__Required task__
Omit the pictures and output every entry below exactly as written.

[Records contained in a dataset]
━━━━━━━━━━━━━━━━━━━━

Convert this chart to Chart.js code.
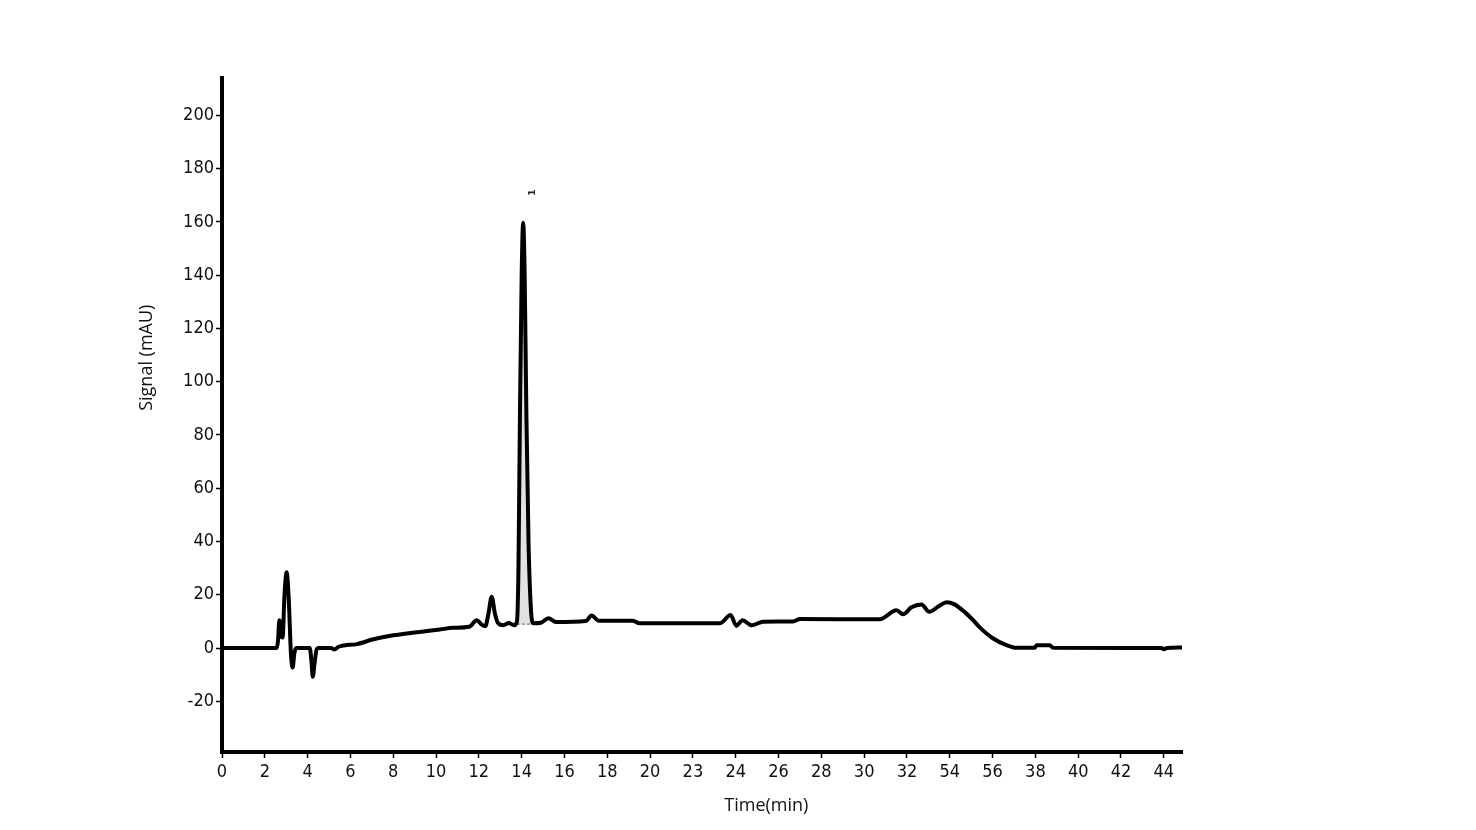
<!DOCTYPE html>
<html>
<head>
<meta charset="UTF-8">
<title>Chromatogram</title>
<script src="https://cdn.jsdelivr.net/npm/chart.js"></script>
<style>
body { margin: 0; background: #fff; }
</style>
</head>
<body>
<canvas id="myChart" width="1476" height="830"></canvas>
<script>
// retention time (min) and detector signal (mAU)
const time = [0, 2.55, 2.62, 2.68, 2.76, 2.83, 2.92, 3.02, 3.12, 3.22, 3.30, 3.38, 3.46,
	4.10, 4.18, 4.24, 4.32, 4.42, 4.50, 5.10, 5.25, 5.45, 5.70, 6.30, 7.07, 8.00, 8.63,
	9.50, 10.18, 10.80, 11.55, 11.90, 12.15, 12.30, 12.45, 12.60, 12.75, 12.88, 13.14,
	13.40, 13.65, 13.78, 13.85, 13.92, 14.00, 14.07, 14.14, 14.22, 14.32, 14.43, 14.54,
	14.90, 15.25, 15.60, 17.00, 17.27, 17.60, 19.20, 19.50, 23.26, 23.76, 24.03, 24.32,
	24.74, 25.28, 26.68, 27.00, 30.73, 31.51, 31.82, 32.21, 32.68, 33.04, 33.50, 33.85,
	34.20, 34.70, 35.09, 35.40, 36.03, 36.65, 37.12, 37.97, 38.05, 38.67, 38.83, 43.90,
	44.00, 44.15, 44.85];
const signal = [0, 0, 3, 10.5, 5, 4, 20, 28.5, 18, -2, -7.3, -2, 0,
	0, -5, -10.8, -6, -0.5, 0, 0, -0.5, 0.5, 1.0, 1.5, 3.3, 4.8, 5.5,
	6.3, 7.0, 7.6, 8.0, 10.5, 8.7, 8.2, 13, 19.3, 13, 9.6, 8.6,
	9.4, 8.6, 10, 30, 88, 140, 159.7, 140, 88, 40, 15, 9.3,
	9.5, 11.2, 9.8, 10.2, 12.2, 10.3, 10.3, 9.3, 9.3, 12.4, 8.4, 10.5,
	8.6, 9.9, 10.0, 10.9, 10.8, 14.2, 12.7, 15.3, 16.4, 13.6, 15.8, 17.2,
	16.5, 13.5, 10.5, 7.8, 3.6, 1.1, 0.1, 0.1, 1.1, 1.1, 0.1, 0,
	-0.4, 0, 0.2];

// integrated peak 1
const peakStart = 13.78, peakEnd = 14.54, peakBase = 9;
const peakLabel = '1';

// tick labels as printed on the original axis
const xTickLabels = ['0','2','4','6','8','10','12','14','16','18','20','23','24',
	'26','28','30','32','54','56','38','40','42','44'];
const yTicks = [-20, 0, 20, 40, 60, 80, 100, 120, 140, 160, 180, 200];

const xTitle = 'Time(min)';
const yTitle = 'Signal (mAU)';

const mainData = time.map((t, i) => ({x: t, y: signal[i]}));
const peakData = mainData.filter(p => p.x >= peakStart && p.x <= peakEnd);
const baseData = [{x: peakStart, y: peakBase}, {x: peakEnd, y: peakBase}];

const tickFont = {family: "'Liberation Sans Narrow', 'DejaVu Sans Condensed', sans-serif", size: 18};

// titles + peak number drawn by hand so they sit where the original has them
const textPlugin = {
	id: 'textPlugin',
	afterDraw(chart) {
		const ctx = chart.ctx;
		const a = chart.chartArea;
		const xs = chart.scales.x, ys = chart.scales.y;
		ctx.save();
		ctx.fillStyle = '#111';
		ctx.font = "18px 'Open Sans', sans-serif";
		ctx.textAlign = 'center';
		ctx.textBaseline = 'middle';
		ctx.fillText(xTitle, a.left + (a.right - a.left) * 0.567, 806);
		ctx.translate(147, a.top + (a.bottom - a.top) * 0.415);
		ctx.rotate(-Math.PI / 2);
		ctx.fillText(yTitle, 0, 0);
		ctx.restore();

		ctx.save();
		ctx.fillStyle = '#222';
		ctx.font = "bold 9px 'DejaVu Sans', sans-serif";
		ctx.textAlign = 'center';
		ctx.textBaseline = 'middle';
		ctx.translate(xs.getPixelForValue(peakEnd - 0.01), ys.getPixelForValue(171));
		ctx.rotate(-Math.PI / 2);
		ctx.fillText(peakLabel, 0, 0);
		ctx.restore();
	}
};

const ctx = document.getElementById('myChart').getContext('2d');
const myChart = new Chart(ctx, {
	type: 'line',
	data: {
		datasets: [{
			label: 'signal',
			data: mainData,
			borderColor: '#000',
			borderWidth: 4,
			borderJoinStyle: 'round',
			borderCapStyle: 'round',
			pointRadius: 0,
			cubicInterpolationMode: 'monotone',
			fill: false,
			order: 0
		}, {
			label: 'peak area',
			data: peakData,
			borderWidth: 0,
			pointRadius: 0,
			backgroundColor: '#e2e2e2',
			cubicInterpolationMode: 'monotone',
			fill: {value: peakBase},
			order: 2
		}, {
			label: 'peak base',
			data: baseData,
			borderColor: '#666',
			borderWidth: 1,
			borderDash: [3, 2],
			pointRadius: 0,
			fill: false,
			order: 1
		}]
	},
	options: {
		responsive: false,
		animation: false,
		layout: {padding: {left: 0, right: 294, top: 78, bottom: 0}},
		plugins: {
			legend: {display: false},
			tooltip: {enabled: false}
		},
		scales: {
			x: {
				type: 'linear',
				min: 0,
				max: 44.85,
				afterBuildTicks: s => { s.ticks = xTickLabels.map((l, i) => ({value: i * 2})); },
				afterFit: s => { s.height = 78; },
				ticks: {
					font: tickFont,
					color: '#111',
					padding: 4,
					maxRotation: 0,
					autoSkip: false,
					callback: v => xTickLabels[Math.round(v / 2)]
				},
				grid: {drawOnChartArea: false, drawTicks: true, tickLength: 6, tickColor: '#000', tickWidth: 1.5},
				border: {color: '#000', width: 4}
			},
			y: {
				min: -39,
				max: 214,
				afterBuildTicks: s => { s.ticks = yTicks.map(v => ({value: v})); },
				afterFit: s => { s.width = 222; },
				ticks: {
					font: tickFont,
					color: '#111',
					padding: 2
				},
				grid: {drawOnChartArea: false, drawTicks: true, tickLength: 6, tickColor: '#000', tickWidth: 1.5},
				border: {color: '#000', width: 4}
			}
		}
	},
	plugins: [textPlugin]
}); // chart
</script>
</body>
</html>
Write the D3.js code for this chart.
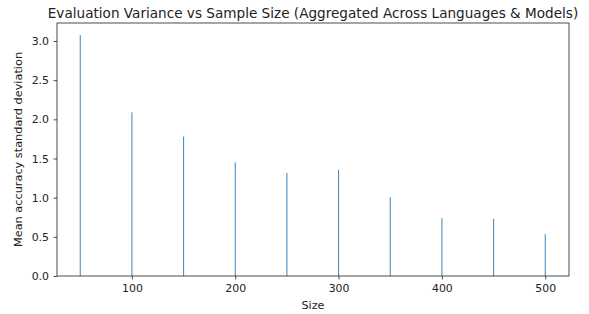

━━━━━━━━━━━━━━━━━━━━

__Solution__
Convert this chart to Chart.js code.
<!DOCTYPE html>
<html>
<head>
<meta charset="UTF-8">
<title>Chromatogram</title>
<script src="https://cdn.jsdelivr.net/npm/chart.js"></script>
<style>
body { margin: 0; background: #fff; }
</style>
</head>
<body>
<canvas id="myChart" width="1476" height="830"></canvas>
<script>
// retention time (min) and detector signal (mAU)
const time = [0, 2.55, 2.62, 2.68, 2.76, 2.83, 2.92, 3.02, 3.12, 3.22, 3.30, 3.38, 3.46,
	4.10, 4.18, 4.24, 4.32, 4.42, 4.50, 5.10, 5.25, 5.45, 5.70, 6.30, 7.07, 8.00, 8.63,
	9.50, 10.18, 10.80, 11.55, 11.90, 12.15, 12.30, 12.45, 12.60, 12.75, 12.88, 13.14,
	13.40, 13.65, 13.78, 13.85, 13.92, 14.00, 14.07, 14.14, 14.22, 14.32, 14.43, 14.54,
	14.90, 15.25, 15.60, 17.00, 17.27, 17.60, 19.20, 19.50, 23.26, 23.76, 24.03, 24.32,
	24.74, 25.28, 26.68, 27.00, 30.73, 31.51, 31.82, 32.21, 32.68, 33.04, 33.50, 33.85,
	34.20, 34.70, 35.09, 35.40, 36.03, 36.65, 37.12, 37.97, 38.05, 38.67, 38.83, 43.90,
	44.00, 44.15, 44.85];
const signal = [0, 0, 3, 10.5, 5, 4, 20, 28.5, 18, -2, -7.3, -2, 0,
	0, -5, -10.8, -6, -0.5, 0, 0, -0.5, 0.5, 1.0, 1.5, 3.3, 4.8, 5.5,
	6.3, 7.0, 7.6, 8.0, 10.5, 8.7, 8.2, 13, 19.3, 13, 9.6, 8.6,
	9.4, 8.6, 10, 30, 88, 140, 159.7, 140, 88, 40, 15, 9.3,
	9.5, 11.2, 9.8, 10.2, 12.2, 10.3, 10.3, 9.3, 9.3, 12.4, 8.4, 10.5,
	8.6, 9.9, 10.0, 10.9, 10.8, 14.2, 12.7, 15.3, 16.4, 13.6, 15.8, 17.2,
	16.5, 13.5, 10.5, 7.8, 3.6, 1.1, 0.1, 0.1, 1.1, 1.1, 0.1, 0,
	-0.4, 0, 0.2];

// integrated peak 1
const peakStart = 13.78, peakEnd = 14.54, peakBase = 9;
const peakLabel = '1';

// tick labels as printed on the original axis
const xTickLabels = ['0','2','4','6','8','10','12','14','16','18','20','23','24',
	'26','28','30','32','54','56','38','40','42','44'];
const yTicks = [-20, 0, 20, 40, 60, 80, 100, 120, 140, 160, 180, 200];

const xTitle = 'Time(min)';
const yTitle = 'Signal (mAU)';

const mainData = time.map((t, i) => ({x: t, y: signal[i]}));
const peakData = mainData.filter(p => p.x >= peakStart && p.x <= peakEnd);
const baseData = [{x: peakStart, y: peakBase}, {x: peakEnd, y: peakBase}];

const tickFont = {family: "'Liberation Sans Narrow', 'DejaVu Sans Condensed', sans-serif", size: 18};

// titles + peak number drawn by hand so they sit where the original has them
const textPlugin = {
	id: 'textPlugin',
	afterDraw(chart) {
		const ctx = chart.ctx;
		const a = chart.chartArea;
		const xs = chart.scales.x, ys = chart.scales.y;
		ctx.save();
		ctx.fillStyle = '#111';
		ctx.font = "18px 'Open Sans', sans-serif";
		ctx.textAlign = 'center';
		ctx.textBaseline = 'middle';
		ctx.fillText(xTitle, a.left + (a.right - a.left) * 0.567, 806);
		ctx.translate(147, a.top + (a.bottom - a.top) * 0.415);
		ctx.rotate(-Math.PI / 2);
		ctx.fillText(yTitle, 0, 0);
		ctx.restore();

		ctx.save();
		ctx.fillStyle = '#222';
		ctx.font = "bold 9px 'DejaVu Sans', sans-serif";
		ctx.textAlign = 'center';
		ctx.textBaseline = 'middle';
		ctx.translate(xs.getPixelForValue(peakEnd - 0.01), ys.getPixelForValue(171));
		ctx.rotate(-Math.PI / 2);
		ctx.fillText(peakLabel, 0, 0);
		ctx.restore();
	}
};

const ctx = document.getElementById('myChart').getContext('2d');
const myChart = new Chart(ctx, {
	type: 'line',
	data: {
		datasets: [{
			label: 'signal',
			data: mainData,
			borderColor: '#000',
			borderWidth: 4,
			borderJoinStyle: 'round',
			borderCapStyle: 'round',
			pointRadius: 0,
			cubicInterpolationMode: 'monotone',
			fill: false,
			order: 0
		}, {
			label: 'peak area',
			data: peakData,
			borderWidth: 0,
			pointRadius: 0,
			backgroundColor: '#e2e2e2',
			cubicInterpolationMode: 'monotone',
			fill: {value: peakBase},
			order: 2
		}, {
			label: 'peak base',
			data: baseData,
			borderColor: '#666',
			borderWidth: 1,
			borderDash: [3, 2],
			pointRadius: 0,
			fill: false,
			order: 1
		}]
	},
	options: {
		responsive: false,
		animation: false,
		layout: {padding: {left: 0, right: 294, top: 78, bottom: 0}},
		plugins: {
			legend: {display: false},
			tooltip: {enabled: false}
		},
		scales: {
			x: {
				type: 'linear',
				min: 0,
				max: 44.85,
				afterBuildTicks: s => { s.ticks = xTickLabels.map((l, i) => ({value: i * 2})); },
				afterFit: s => { s.height = 78; },
				ticks: {
					font: tickFont,
					color: '#111',
					padding: 4,
					maxRotation: 0,
					autoSkip: false,
					callback: v => xTickLabels[Math.round(v / 2)]
				},
				grid: {drawOnChartArea: false, drawTicks: true, tickLength: 6, tickColor: '#000', tickWidth: 1.5},
				border: {color: '#000', width: 4}
			},
			y: {
				min: -39,
				max: 214,
				afterBuildTicks: s => { s.ticks = yTicks.map(v => ({value: v})); },
				afterFit: s => { s.width = 222; },
				ticks: {
					font: tickFont,
					color: '#111',
					padding: 2
				},
				grid: {drawOnChartArea: false, drawTicks: true, tickLength: 6, tickColor: '#000', tickWidth: 1.5},
				border: {color: '#000', width: 4}
			}
		}
	},
	plugins: [textPlugin]
}); // chart
</script>
</body>
</html>
Write the D3.js code for this chart.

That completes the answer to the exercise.